Todas as palavras são inúteis

Quatro da manhã.
«Um dos mais prolíferos arquitectos»

De súbito, deixo de escutar. Ao longe, a voz do Rui carcomida por um corpo sem braços a brincar com malabares

«Patente na interessante... originais e também betão armado... pelo Pelouro...Arquivo»

A morte segura os óculos, num gesto de apreensão e espreita do cimo do armário da entrada. Ofegante.

«Aprofundado estudo... editado... obras... sobretudo no... transitou... precisamente»

Precisamente, susurra o homem sem braços dos malabares. E a morte a rir-se de um homem morto sem braços a brincar com malabares.

«Esta é, assim, uma de três personalidades... mas prevê-se um mecanismo com os primeiros sintomas...»

Foder e ir às compras, fazer o gato desaparecer; O gato da Alice numa repartição das finanças; Sou capaz de muito mais. Incapaz de muito menos. O pensamento esvaiu-se-me pelas veias. Um comprimido, apenas, para salvar o mundo. Isto está tão próximo da verdade que até mete medo.
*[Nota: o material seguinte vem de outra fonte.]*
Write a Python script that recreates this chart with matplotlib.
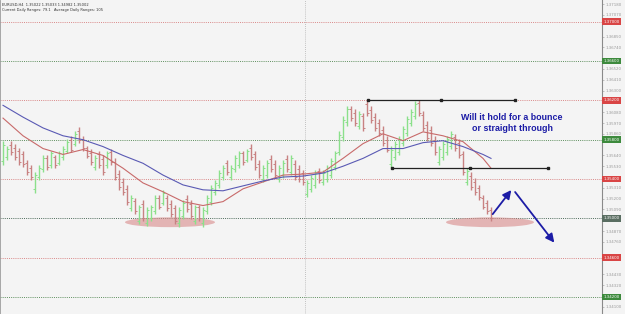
import numpy as np
import matplotlib.pyplot as plt
from matplotlib.patches import Ellipse
from matplotlib.transforms import blended_transform_factory

# ---------------------------------------------------------------------------
# OHLC bars (EURUSD)
highs = [1.3579, 1.3574, 1.3579, 1.3576, 1.3572, 1.3569, 1.3559, 1.3554, 1.3547, 1.3554,
         1.3564, 1.3564, 1.3569, 1.3564, 1.3569, 1.3574, 1.3581, 1.3584, 1.3589, 1.3593,
         1.3584, 1.3574, 1.3571, 1.3564, 1.3569, 1.3564, 1.3569, 1.3571, 1.3561, 1.3549,
         1.3541, 1.3534, 1.3524, 1.3521, 1.3514, 1.3519, 1.3511, 1.3514, 1.3524, 1.3524,
         1.3529, 1.3524, 1.3519, 1.3514, 1.3511, 1.3519, 1.3524, 1.3519, 1.3514, 1.3514,
         1.3511, 1.3524, 1.3534, 1.3539, 1.3549, 1.3554, 1.3559, 1.3554, 1.3564, 1.3569,
         1.3569, 1.3571, 1.3576, 1.3569, 1.3559, 1.3554, 1.3559, 1.3564, 1.3559, 1.3554,
         1.3559, 1.3564, 1.3564, 1.3559, 1.3554, 1.3549, 1.3539, 1.3544, 1.3549, 1.3551,
         1.3549, 1.3554, 1.3561, 1.3569, 1.3589, 1.3604, 1.3614, 1.3614, 1.3611, 1.3609,
         1.3607, 1.3620, 1.3614, 1.3607, 1.3601, 1.3594, 1.3584, 1.3574, 1.3579, 1.3584,
         1.3594, 1.3604, 1.3611, 1.3619, 1.3620, 1.3609, 1.3599, 1.3594, 1.3584, 1.3574,
         1.3579, 1.3584, 1.3589, 1.3586, 1.3581, 1.3569, 1.3551, 1.3547, 1.3541, 1.3534,
         1.3524, 1.3519, 1.3511]
lows = [1.3554, 1.3559, 1.3564, 1.3559, 1.3554, 1.3552, 1.3544, 1.3539, 1.3526, 1.3539,
        1.3547, 1.3549, 1.3551, 1.3551, 1.3554, 1.3559, 1.3566, 1.3567, 1.3574, 1.3577,
        1.3569, 1.3561, 1.3554, 1.3549, 1.3551, 1.3544, 1.3551, 1.3554, 1.3539, 1.3529,
        1.3524, 1.3514, 1.3507, 1.3504, 1.3494, 1.3497, 1.3492, 1.3497, 1.3504, 1.3509,
        1.3514, 1.3507, 1.3501, 1.3494, 1.3491, 1.3499, 1.3506, 1.3499, 1.3494, 1.3497,
        1.3491, 1.3504, 1.3514, 1.3524, 1.3531, 1.3539, 1.3544, 1.3539, 1.3547, 1.3551,
        1.3554, 1.3557, 1.3559, 1.3549, 1.3541, 1.3537, 1.3541, 1.3547, 1.3541, 1.3537,
        1.3541, 1.3547, 1.3544, 1.3539, 1.3537, 1.3534, 1.3522, 1.3527, 1.3531, 1.3536,
        1.3534, 1.3537, 1.3541, 1.3549, 1.3564, 1.3579, 1.3594, 1.3599, 1.3594, 1.3591,
        1.3589, 1.3604, 1.3597, 1.3589, 1.3584, 1.3574, 1.3567, 1.3551, 1.3559, 1.3564,
        1.3574, 1.3584, 1.3594, 1.3601, 1.3604, 1.3589, 1.3579, 1.3574, 1.3564, 1.3554,
        1.3559, 1.3564, 1.3571, 1.3569, 1.3561, 1.3544, 1.3534, 1.3529, 1.3524, 1.3519,
        1.3509, 1.3504, 1.3497]
opens = [1.3558, 1.3562, 1.3575, 1.3572, 1.3568, 1.3565, 1.3556, 1.3551, 1.3530, 1.3542,
         1.3550, 1.3561, 1.3554, 1.3562, 1.3556, 1.3562, 1.3569, 1.3580, 1.3576, 1.3589,
         1.3581, 1.3572, 1.3566, 1.3552, 1.3565, 1.3560, 1.3554, 1.3567, 1.3557, 1.3545,
         1.3537, 1.3530, 1.3510, 1.3518, 1.3497, 1.3515, 1.3495, 1.3500, 1.3507, 1.3521,
         1.3516, 1.3521, 1.3515, 1.3510, 1.3495, 1.3502, 1.3520, 1.3515, 1.3497, 1.3511,
         1.3495, 1.3507, 1.3517, 1.3527, 1.3534, 1.3542, 1.3556, 1.3542, 1.3550, 1.3554,
         1.3566, 1.3559, 1.3572, 1.3565, 1.3555, 1.3540, 1.3544, 1.3560, 1.3555, 1.3540,
         1.3544, 1.3560, 1.3547, 1.3555, 1.3550, 1.3546, 1.3525, 1.3530, 1.3534, 1.3548,
         1.3537, 1.3540, 1.3544, 1.3552, 1.3567, 1.3583, 1.3598, 1.3611, 1.3607, 1.3594,
         1.3604, 1.3616, 1.3610, 1.3603, 1.3597, 1.3590, 1.3580, 1.3555, 1.3562, 1.3567,
         1.3577, 1.3587, 1.3597, 1.3604, 1.3617, 1.3605, 1.3595, 1.3590, 1.3580, 1.3557,
         1.3562, 1.3567, 1.3574, 1.3583, 1.3577, 1.3565, 1.3537, 1.3543, 1.3537, 1.3531,
         1.3521, 1.3516, 1.3508]
closes = [1.3575, 1.3571, 1.3567, 1.3562, 1.3557, 1.3555, 1.3547, 1.3542, 1.3544, 1.3551,
          1.3561, 1.3552, 1.3566, 1.3554, 1.3566, 1.3571, 1.3578, 1.3570, 1.3586, 1.3580,
          1.3572, 1.3563, 1.3557, 1.3561, 1.3554, 1.3547, 1.3566, 1.3557, 1.3542, 1.3532,
          1.3527, 1.3517, 1.3521, 1.3507, 1.3511, 1.3500, 1.3508, 1.3511, 1.3521, 1.3512,
          1.3526, 1.3510, 1.3504, 1.3497, 1.3508, 1.3516, 1.3509, 1.3502, 1.3511, 1.3500,
          1.3508, 1.3521, 1.3531, 1.3536, 1.3546, 1.3551, 1.3547, 1.3551, 1.3561, 1.3566,
          1.3557, 1.3568, 1.3562, 1.3552, 1.3544, 1.3551, 1.3556, 1.3550, 1.3544, 1.3551,
          1.3556, 1.3550, 1.3561, 1.3542, 1.3540, 1.3537, 1.3536, 1.3541, 1.3546, 1.3539,
          1.3546, 1.3551, 1.3558, 1.3566, 1.3585, 1.3600, 1.3611, 1.3602, 1.3597, 1.3606,
          1.3592, 1.3607, 1.3600, 1.3592, 1.3587, 1.3577, 1.3570, 1.3570, 1.3576, 1.3581,
          1.3591, 1.3601, 1.3608, 1.3616, 1.3607, 1.3592, 1.3582, 1.3577, 1.3567, 1.3571,
          1.3576, 1.3581, 1.3586, 1.3572, 1.3564, 1.3547, 1.3548, 1.3532, 1.3527, 1.3522,
          1.3512, 1.3507, 1.3500]

# moving averages, sampled at bar indices
ma_idx = [0, 5, 10, 15, 20, 25, 30, 35, 40, 45, 50, 55, 60, 65, 70, 75, 80, 85, 90, 95,
          100, 105, 110, 115, 120, 122]
ma_fast = [1.3602, 1.3584, 1.3571, 1.3565, 1.3570, 1.3564, 1.3551, 1.3536, 1.3527, 1.3517,
           1.3513, 1.3517, 1.3530, 1.3537, 1.3544, 1.3545, 1.3547, 1.3561, 1.3576, 1.3586,
           1.3579, 1.3588, 1.3584, 1.3578, 1.3561, 1.3551]
ma_slow = [1.3615, 1.3603, 1.3592, 1.3584, 1.3580, 1.3573, 1.3564, 1.3556, 1.3544, 1.3534,
           1.3529, 1.3528, 1.3533, 1.3538, 1.3542, 1.3543, 1.3546, 1.3553, 1.3561, 1.3571,
           1.3571, 1.3577, 1.3579, 1.3573, 1.3565, 1.3561]

# horizontal levels
levels = [1.3700, 1.3660, 1.3620, 1.3580, 1.3540, 1.3500, 1.3460, 1.3420]
level_kind = ["r", "g", "r", "g", "r", "k", "r", "g"]

header = ["EURUSD,H4  1.35022 1.35033 1.34982 1.35002",
          "Current Daily Ranges: 79.1   Average Daily Ranges: 105"]
note = "Will it hold for a bounce\nor straight through"

# ---------------------------------------------------------------------------
BG = "#f4f4f4"
UP = "#8be08b"
DN = "#c88282"
LEVEL_LINE = {"r": "#d98888", "g": "#5e8f5e", "k": "#4d6b5a"}
LEVEL_BOX = {"r": "#d94545", "g": "#3d8a3d", "k": "#5a6e62"}
NAVY = "#1c1ca6"

fig = plt.figure(figsize=(6.25, 3.14), dpi=100, facecolor=BG)
ax = fig.add_axes([0.0, 0.0, 602 / 625, 1.0], facecolor=BG)

n = len(highs)
x = np.arange(n)

# ---------------------------------------------------------------------------
for lv, kind in zip(levels, level_kind):
    ax.axhline(lv, color=LEVEL_LINE[kind], lw=0.7, ls=(0, (1, 1.2)), zorder=1)
ax.axvline(75.5, color="#b0b0b0", lw=0.6, ls=(0, (1, 1.5)), zorder=1)

# bars
for i in range(n):
    c = UP if closes[i] >= opens[i] else DN
    ax.vlines(x[i], lows[i], highs[i], color=c, lw=1.0, zorder=3)
    ax.hlines(opens[i], x[i] - 0.45, x[i], color=c, lw=0.7, zorder=3)
    ax.hlines(closes[i], x[i], x[i] + 0.45, color=c, lw=0.7, zorder=3)

ax.plot(ma_idx, ma_fast, color="#c86a6a", lw=0.8, zorder=4)
ax.plot(ma_idx, ma_slow, color="#5a5ab4", lw=0.8, zorder=4)

# support zones
for cx, w in [(41.75, 22.5), (121.75, 22.0)]:
    ax.add_patch(Ellipse((cx, 1.3496), w, 0.0010, facecolor="#d98a8a",
                         edgecolor="none", alpha=0.6, zorder=2))

# resistance / support segments
top = highs[91]
bot = lows[97]
for y, x0, x1, xm in [(top, 91.25, 128.0, 109.5), (bot, 97.25, 136.25, 116.75)]:
    ax.plot([x0, x1], [y, y], color="#222222", lw=0.9, zorder=5)
    ax.plot([x0, xm, x1], [y, y, y], ls="none", marker="s", ms=1.6, color="#222222", zorder=5)

# arrows
ax.annotate("", xy=(127.5, 1.3531), xytext=(122.0, 1.3502),
            arrowprops=dict(arrowstyle="-|>,head_length=0.5,head_width=0.25",
                            color=NAVY, lw=1.3), zorder=6)
ax.annotate("", xy=(138.25, 1.3473), xytext=(127.6, 1.3529),
            arrowprops=dict(arrowstyle="-|>,head_length=0.5,head_width=0.25",
                            color=NAVY, lw=1.3), zorder=6)

ax.text(127.25, 1.3597, note, color=NAVY, fontsize=6.4, fontweight="bold",
        family="Liberation Sans", ha="center", va="center", linespacing=1.15, zorder=6)

# header
for k, line in enumerate(header):
    ax.text(0.003, 0.992 - k * 0.017, line, transform=ax.transAxes, fontsize=2.6,
            color="#333333", va="top", ha="left")

# ---------------------------------------------------------------------------
ax.set_xlim(-0.75, 149.75)
ax.set_ylim(1.34026, 1.37222)

for s in ["top", "bottom"]:
    ax.spines[s].set_visible(False)
ax.spines["left"].set_color("#9a9a9a")
ax.spines["left"].set_linewidth(0.6)
ax.spines["right"].set_color("#8a8a8a")
ax.spines["right"].set_linewidth(0.8)

ax.set_xticks([])
ax.yaxis.tick_right()
ticks = [t for t in np.arange(1.3410, 1.3725, 0.0011)
         if min(abs(t - lv) for lv in levels) > 0.0006]
ax.set_yticks(ticks)
ax.yaxis.set_major_formatter(plt.FuncFormatter(lambda v, p: f"{v:.5f}"))
ax.tick_params(axis="y", labelsize=2.8, colors="#999999", length=1.5, width=0.4, pad=1)

tr = blended_transform_factory(ax.transAxes, ax.transData)
for lv, kind in zip(levels, level_kind):
    ax.text(1.003, lv, f"{lv:.5f}", transform=tr, fontsize=2.8, color="white",
            va="center", ha="left", clip_on=False, zorder=7,
            bbox=dict(boxstyle="square,pad=0.35", facecolor=LEVEL_BOX[kind],
                      edgecolor="none"))

fig.savefig("out.png", dpi=100, facecolor=BG)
Tentativa de partir para uma coisa igual. Um romance de aventuras. Acordes estilhaçados e a sombra da bandeira francesa.

«Sobretudo para cinéfilos»

Deves julgar-te feliz e iluminado, do alto da tua retórica de náuseas. Podias morrer num acidente de automóvel, que eu diria às pessoas que te são próximas: "O defunto era demasiado bloco de notas, coitado".

«É uma daquelas vetustas»

Como o ciúme, a dor e a perda.

«Crianças a partir dos 3 anos»

Vai-te foder e deixa-me em paz. Senhores e senhoras este é o meu fantasma.
A morte suspira e o homem sem braços dos malabares tem, agora, meia hora para ser surrealista, antes de morrer outra vez. "O saboroso ADN da pele", idealiza a morte.
Para mim, nada mais importa para além da estúpida invasão de discos voadores, manchete de um noticiário que nunca existiu. Há um monstro no planeta Vénus e a gente só pensa em foder e ir às compras.

Quem procura longe, ignora o que está perto.